Life Cycle:  Two lined chestnut borer overwinters as larvae and pupae in infested trees.  Adult beetles emerge from trees through D-shaped holes in late May and are active until early July.  After mating, eggs are inserted into bark crevices and hatch in one to two weeks.  Larvae feed in cambial tissue just beneath the bark and cut off the vessels that transport food and water in the tree.  There is one generation of two lined chestnut borer per year.

Control:  The best defense against two lined chestnut borer is prevention.  Healthy, non-stressed trees will not attract two lined chestnut borer adults, and vigorous trees are able to fight off invading borers.  Several non-chemical approaches can be helpful for yard and landscape trees. Water oaks (approximately one inch of water per week) during dry periods to minimize drought stress and use proper mulching practices.  Avoid compacting soil, injuring roots during construction, or changing the soil grade or water drainage around trees.  Use good pruning practices to minimize risk of plant diseases and avoid damaging the bark. Remove and dispose of any two lined chestnut borer-infested wood before beetles emerge in mid-May.  Securely cover oak woodpiles with plastic tarps from mid-May through mid-July to limit borer movement. 

For small numbers of high-value yard and landscape trees, insecticide treatments are available to help protect trees from two lined chestnut borer and help them recover. Insecticide treatments are not feasible for large numbers of trees and large areas (e.g., woodlots and forested areas). Landowners with large wooded areas affected by two lined chestnut borer can reach out to a DNR forester for guidance.

Overall, the insecticide treatments for two lined chestnut borer are similar to those used to protect ash trees from emerald ash borer. Systemic insecticides (e.g., dinotefuran, imidacloprid, emamectin benzoate) can be applied to trees via soil drenches/injections, basal bark sprays or trunk injections.  These treatments are typically applied in spring, prior to adult two lined chestnut borer activity to maximize protection. These products are best applied by a professional arborist to trees that are in relatively good health.

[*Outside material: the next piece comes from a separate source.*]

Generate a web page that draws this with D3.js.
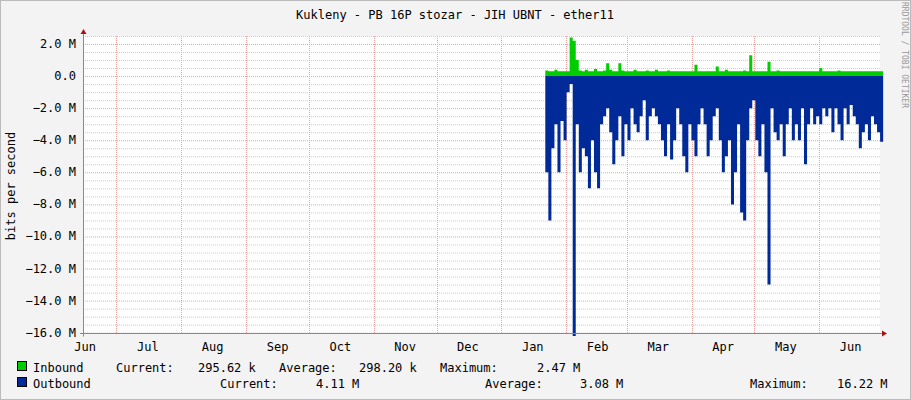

Trees with advanced infestations of two lined chestnut borer and significant canopy thinning (i.e., > 40% canopy loss) will be difficult to save.

Defoliation of oaks by leaf-feeding insects (such as spongy moths or forest tent caterpillars) can be a significant stress, so consider managing these pests as needed during outbreaks to help maintain tree health and prevent issues with two lined chestnut borer.